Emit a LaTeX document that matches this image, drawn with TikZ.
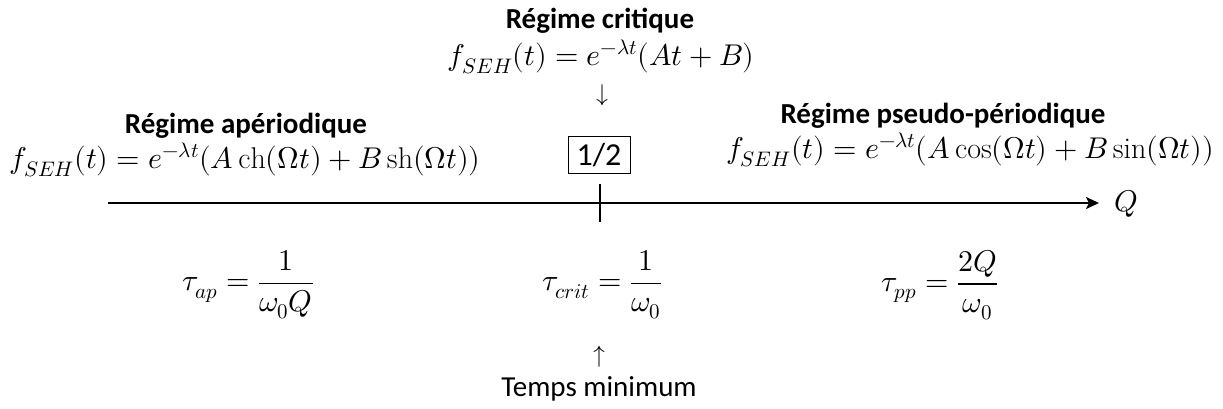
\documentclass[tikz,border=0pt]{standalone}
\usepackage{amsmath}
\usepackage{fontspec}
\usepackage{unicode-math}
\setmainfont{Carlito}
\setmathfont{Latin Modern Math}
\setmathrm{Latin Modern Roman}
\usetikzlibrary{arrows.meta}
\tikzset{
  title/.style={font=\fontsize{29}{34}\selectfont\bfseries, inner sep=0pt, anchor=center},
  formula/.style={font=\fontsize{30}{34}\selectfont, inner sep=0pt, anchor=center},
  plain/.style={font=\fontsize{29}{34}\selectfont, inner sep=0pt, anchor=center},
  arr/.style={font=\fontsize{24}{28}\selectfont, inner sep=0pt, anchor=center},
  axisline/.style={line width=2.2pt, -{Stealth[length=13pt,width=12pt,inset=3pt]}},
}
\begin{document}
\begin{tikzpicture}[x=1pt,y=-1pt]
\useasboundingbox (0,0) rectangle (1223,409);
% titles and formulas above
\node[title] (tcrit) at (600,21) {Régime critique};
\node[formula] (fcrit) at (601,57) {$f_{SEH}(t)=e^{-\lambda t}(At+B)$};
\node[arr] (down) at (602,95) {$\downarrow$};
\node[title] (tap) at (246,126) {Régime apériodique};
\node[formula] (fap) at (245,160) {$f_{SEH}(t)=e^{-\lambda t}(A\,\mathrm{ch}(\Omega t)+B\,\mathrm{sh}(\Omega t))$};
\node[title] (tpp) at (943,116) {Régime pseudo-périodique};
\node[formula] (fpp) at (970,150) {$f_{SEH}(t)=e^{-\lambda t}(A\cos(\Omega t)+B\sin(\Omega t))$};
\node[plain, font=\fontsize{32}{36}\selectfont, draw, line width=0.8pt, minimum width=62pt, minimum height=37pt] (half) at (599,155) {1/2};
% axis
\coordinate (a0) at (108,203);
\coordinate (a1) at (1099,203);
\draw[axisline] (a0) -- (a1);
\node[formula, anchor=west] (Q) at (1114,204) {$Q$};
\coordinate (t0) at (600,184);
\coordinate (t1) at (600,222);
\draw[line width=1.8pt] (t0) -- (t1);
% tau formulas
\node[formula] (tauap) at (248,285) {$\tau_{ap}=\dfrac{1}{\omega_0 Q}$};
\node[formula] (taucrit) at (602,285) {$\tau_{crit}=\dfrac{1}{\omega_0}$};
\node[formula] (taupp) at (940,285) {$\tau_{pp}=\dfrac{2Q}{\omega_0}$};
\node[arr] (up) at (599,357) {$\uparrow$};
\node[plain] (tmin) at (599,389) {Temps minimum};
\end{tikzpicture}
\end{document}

## What the task requires
Except for the pictures, reproduce every line exactly.

## Result for this exercise
Emit a LaTeX document that matches this image, drawn with TikZ.
\documentclass[tikz,border=0pt]{standalone}
\usepackage{amsmath}
\usepackage{fontspec}
\usepackage{unicode-math}
\setmainfont{Carlito}
\setmathfont{Latin Modern Math}
\setmathrm{Latin Modern Roman}
\usetikzlibrary{arrows.meta}
\tikzset{
  title/.style={font=\fontsize{29}{34}\selectfont\bfseries, inner sep=0pt, anchor=center},
  formula/.style={font=\fontsize{30}{34}\selectfont, inner sep=0pt, anchor=center},
  plain/.style={font=\fontsize{29}{34}\selectfont, inner sep=0pt, anchor=center},
  arr/.style={font=\fontsize{24}{28}\selectfont, inner sep=0pt, anchor=center},
  axisline/.style={line width=2.2pt, -{Stealth[length=13pt,width=12pt,inset=3pt]}},
}
\begin{document}
\begin{tikzpicture}[x=1pt,y=-1pt]
\useasboundingbox (0,0) rectangle (1223,409);
% titles and formulas above
\node[title] (tcrit) at (600,21) {Régime critique};
\node[formula] (fcrit) at (601,57) {$f_{SEH}(t)=e^{-\lambda t}(At+B)$};
\node[arr] (down) at (602,95) {$\downarrow$};
\node[title] (tap) at (246,126) {Régime apériodique};
\node[formula] (fap) at (245,160) {$f_{SEH}(t)=e^{-\lambda t}(A\,\mathrm{ch}(\Omega t)+B\,\mathrm{sh}(\Omega t))$};
\node[title] (tpp) at (943,116) {Régime pseudo-périodique};
\node[formula] (fpp) at (970,150) {$f_{SEH}(t)=e^{-\lambda t}(A\cos(\Omega t)+B\sin(\Omega t))$};
\node[plain, font=\fontsize{32}{36}\selectfont, draw, line width=0.8pt, minimum width=62pt, minimum height=37pt] (half) at (599,155) {1/2};
% axis
\coordinate (a0) at (108,203);
\coordinate (a1) at (1099,203);
\draw[axisline] (a0) -- (a1);
\node[formula, anchor=west] (Q) at (1114,204) {$Q$};
\coordinate (t0) at (600,184);
\coordinate (t1) at (600,222);
\draw[line width=1.8pt] (t0) -- (t1);
% tau formulas
\node[formula] (tauap) at (248,285) {$\tau_{ap}=\dfrac{1}{\omega_0 Q}$};
\node[formula] (taucrit) at (602,285) {$\tau_{crit}=\dfrac{1}{\omega_0}$};
\node[formula] (taupp) at (940,285) {$\tau_{pp}=\dfrac{2Q}{\omega_0}$};
\node[arr] (up) at (599,357) {$\uparrow$};
\node[plain] (tmin) at (599,389) {Temps minimum};
\end{tikzpicture}
\end{document}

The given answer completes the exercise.